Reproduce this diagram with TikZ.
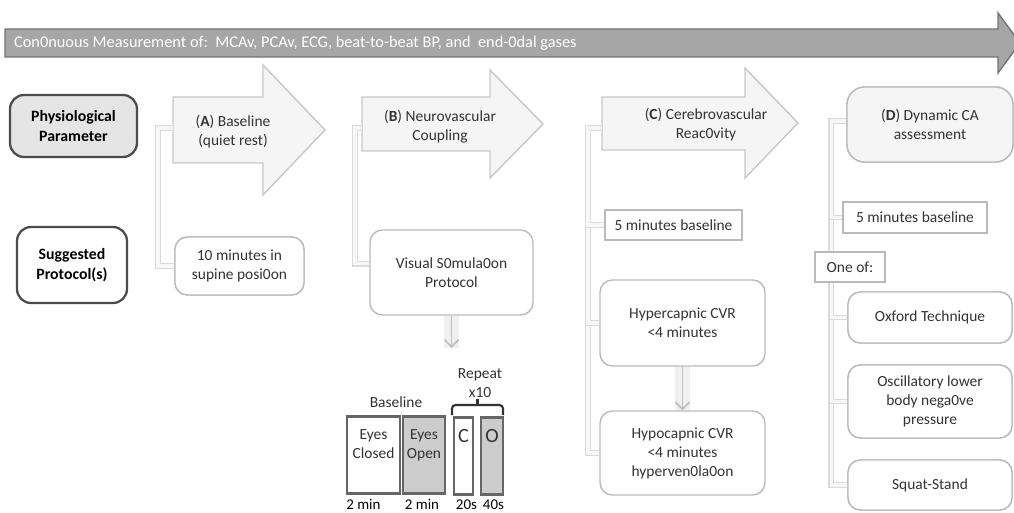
\documentclass[tikz,border=0pt]{standalone}
\usepackage{fontspec}
\setmainfont{Carlito}
\usetikzlibrary{arrows.meta}
\tikzset{every node/.style={font=\fontsize{8.8}{10.8}\selectfont, text=black!80, align=center, inner sep=1pt},
  band/.style={draw=black!55, fill=black!35, line width=0.8pt},
  stage/.style={draw=black!22, fill=black!4, line width=0.8pt},
  rowlab/.style={draw=black!70, line width=1.3pt, rounded corners=8pt, text=black, font=\fontsize{9}{11}\selectfont\bfseries},
  proto/.style={draw=black!27, fill=white, rounded corners=7pt, line width=0.8pt},
  plain/.style={draw=black!27, fill=white, line width=0.8pt},
  tie/.style={draw=black!14, double=black!3, double distance=2pt, line width=0.7pt},
  flow/.style={draw=black!25, line width=1pt, -{Straight Barb[length=4pt,width=8pt]}, preaction={draw=black!6, line width=8pt, -}},
  slot/.style={draw=black!60, line width=1.2pt, minimum height=1.54cm, inner sep=0pt},
  dur/.style={anchor=north west, text=black, inner sep=0pt, font=\fontsize{8.5}{9}\selectfont}}

\begin{document}
\begin{tikzpicture}[x=0.02cm, y=-0.02cm]
   \useasboundingbox (0,0) rectangle (1014,513);
   % measurement band
   \draw[band] (5,29) -- (998,29) -- (998,13) -- (1020,43) -- (998,73) -- (998,57) -- (5,57) -- cycle;
   \node[anchor=west, text=white, font=\fontsize{9.3}{11}\selectfont] (meas) at (12,43) {Con0nuous Measurement of:\ \ MCAv, PCAv, ECG, beat-to-beat BP, and\ \ end-0dal gases};
   % row labels
   \node[rowlab, fill=black!10, minimum width=2.54cm, minimum height=1.24cm] (phys) at (73.5,126) {Physiological\\Parameter};
   \node[rowlab, fill=white, minimum width=2.2cm, minimum height=1.52cm] (sugg) at (72,265) {Suggested\\Protocol(s)};
   \begin{scope}
    \draw[stage] (173,97) -- (263,97) -- (263,65) -- (325,130) -- (263,195) -- (263,163) -- (173,163) -- cycle;
    \node (pA) at (233,132) {(\textbf{A}) Baseline\\(quiet rest)};
    \coordinate (a0) at (173,128);
    \node[proto, minimum width=2.58cm, minimum height=1.16cm] (protA) at (239.5,266) {};
    \draw[tie] (a0) -- ++(-15,0) |- (protA.west);
    \node[proto, minimum width=2.58cm, minimum height=1.16cm] (protA) at (239.5,266) {10 minutes in\\supine posi0on};
   \end{scope}
   \begin{scope}
    \draw[stage] (362,97) -- (490,97) -- (490,70) -- (543,124) -- (490,178) -- (490,151) -- (362,151) -- cycle;
    \node (pB) at (440,127) {(\textbf{B}) Neurovascular\\Coupling};
    \coordinate (b0) at (362,128);
    \node[proto, minimum width=3.26cm, minimum height=1.7cm] (protB) at (451.5,272.5) {Visual S0mula0on\\Protocol};
    \draw[tie] (b0) -- ++(-7,0) |- ([yshift=5pt]protB.west);
    \coordinate (b1) at (451.5,348);
    \draw[flow] (protB) -- (b1);
    % timeline
    \node[slot, fill=white, minimum width=1.06cm] (ec) at (373.5,455) {};
    \node[slot, fill=black!20, minimum width=0.84cm] (eo) at (424,455) {};
    \node[slot, fill=white, minimum width=0.38cm] (sc) at (463.5,456) {};
    \node[slot, fill=black!20, minimum width=0.44cm] (so) at (492,456) {};
    \node[anchor=north, yshift=-7pt] at (ec.north) {Eyes\\Closed};
    \node[anchor=north, yshift=-7pt] at (eo.north) {Eyes\\Open};
    \node[anchor=north, yshift=-6pt, font=\fontsize{11.5}{12}\selectfont] at (sc.north) {C};
    \node[anchor=north, yshift=-6pt, font=\fontsize{11.5}{12}\selectfont] at (so.north) {O};
    \node[anchor=south] (bl) at (396,410) {Baseline};
    \node (rp) at (480,383) {Repeat\\x10};
    \draw[black!80, line width=1.2pt, rounded corners=2pt] (452,415) -- (452,405) -- (503,405) -- (503,415);
    \draw[black!80, line width=1.2pt] (477.5,405) -- (477.5,399);
    \node[dur] at ([xshift=0pt,yshift=-2.5pt]ec.south west) {2 min};
    \node[dur] at ([xshift=1.5pt,yshift=-2.5pt]eo.south west) {2 min};
    \node[dur] at ([xshift=1.5pt,yshift=-2.5pt]sc.south west) {20s};
    \node[dur] at ([xshift=1.5pt,yshift=-2.5pt]so.south west) {40s};
   \end{scope}
   \begin{scope}
    \draw[stage] (602,97) -- (745,97) -- (745,68) -- (798,123) -- (745,178) -- (745,150) -- (602,150) -- cycle;
    \node (pC) at (706,125) {(\textbf{C}) Cerebrovascular\\Reac0vity};
    \coordinate (c0) at (602,128);
    \node[plain, minimum width=2.74cm, minimum height=0.6cm] (baseC) at (673.5,225) {5 minutes baseline};
    \node[proto, minimum width=3.3cm, minimum height=1.72cm] (hyper) at (682.5,323) {Hypercapnic CVR\\<4 minutes};
    \node[proto, minimum width=3.3cm, minimum height=1.68cm] (hypo) at (682.5,453) {Hypocapnic CVR\\<4 minutes\\hyperven0la0on};
    \draw[tie] (c0) -- ++(-14,0) |- (hypo.west);
    \draw[tie] (c0) -- ++(-14,0) |- (hyper.west);
    \draw[tie] (c0) -- ++(-14,0) |- (baseC.west);
    \draw[flow] (hyper) -- (hypo);
   \end{scope}
   \begin{scope}
    \node[proto, fill=black!4, rounded corners=10pt, minimum width=3.32cm, minimum height=1.5cm] (dynD) at (930,124.5) {(\textbf{D}) Dynamic CA\\assessment};
    \node[plain, minimum width=2.88cm, minimum height=0.62cm] (baseD) at (915,217.5) {5 minutes baseline};
    \node[proto, minimum width=3.28cm, minimum height=1.02cm] (oxf) at (930,317.5) {Oxford Technique};
    \node[proto, minimum width=3.28cm, minimum height=1.46cm] (olb) at (930,401.5) {Oscillatory lower\\body nega0ve\\pressure};
    \node[proto, minimum width=3.28cm, minimum height=1.0cm] (sqs) at (930,485) {Squat-Stand};
    \draw[tie] ([yshift=2pt]dynD.west) -- ++(-15,0) |- (sqs.west);
    \draw[tie] ([yshift=2pt]dynD.west) -- ++(-15,0) |- (olb.west);
    \draw[tie] ([yshift=2pt]dynD.west) -- ++(-15,0) |- (oxf.west);
    \draw[tie] ([yshift=2pt]dynD.west) -- ++(-15,0) |- (baseD.west);
    \node[plain, minimum width=1.4cm, minimum height=0.6cm] (one) at (850,267) {One of:};
    \node[proto, fill=black!4, rounded corners=10pt, minimum width=3.32cm, minimum height=1.5cm] at (dynD) {(\textbf{D}) Dynamic CA\\assessment};
    \node[plain, minimum width=2.88cm, minimum height=0.62cm] at (baseD) {5 minutes baseline};
    \node[proto, minimum width=3.28cm, minimum height=1.02cm] at (oxf) {Oxford Technique};
    \node[proto, minimum width=3.28cm, minimum height=1.46cm] at (olb) {Oscillatory lower\\body nega0ve\\pressure};
    \node[proto, minimum width=3.28cm, minimum height=1.0cm] at (sqs) {Squat-Stand};
   \end{scope}
\end{tikzpicture}
\end{document}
::::::::::
Stated exercise –
Repeat only the lines between the start of the data and the line with "west, text=black, inner", including those two lines, and skip the pictures.

Solution to the exercise –
Reproduce this diagram with TikZ.
\documentclass[tikz,border=0pt]{standalone}
\usepackage{fontspec}
\setmainfont{Carlito}
\usetikzlibrary{arrows.meta}
\tikzset{every node/.style={font=\fontsize{8.8}{10.8}\selectfont, text=black!80, align=center, inner sep=1pt},
  band/.style={draw=black!55, fill=black!35, line width=0.8pt},
  stage/.style={draw=black!22, fill=black!4, line width=0.8pt},
  rowlab/.style={draw=black!70, line width=1.3pt, rounded corners=8pt, text=black, font=\fontsize{9}{11}\selectfont\bfseries},
  proto/.style={draw=black!27, fill=white, rounded corners=7pt, line width=0.8pt},
  plain/.style={draw=black!27, fill=white, line width=0.8pt},
  tie/.style={draw=black!14, double=black!3, double distance=2pt, line width=0.7pt},
  flow/.style={draw=black!25, line width=1pt, -{Straight Barb[length=4pt,width=8pt]}, preaction={draw=black!6, line width=8pt, -}},
  slot/.style={draw=black!60, line width=1.2pt, minimum height=1.54cm, inner sep=0pt},
  dur/.style={anchor=north west, text=black, inner sep=0pt, font=\fontsize{8.5}{9}\selectfont}}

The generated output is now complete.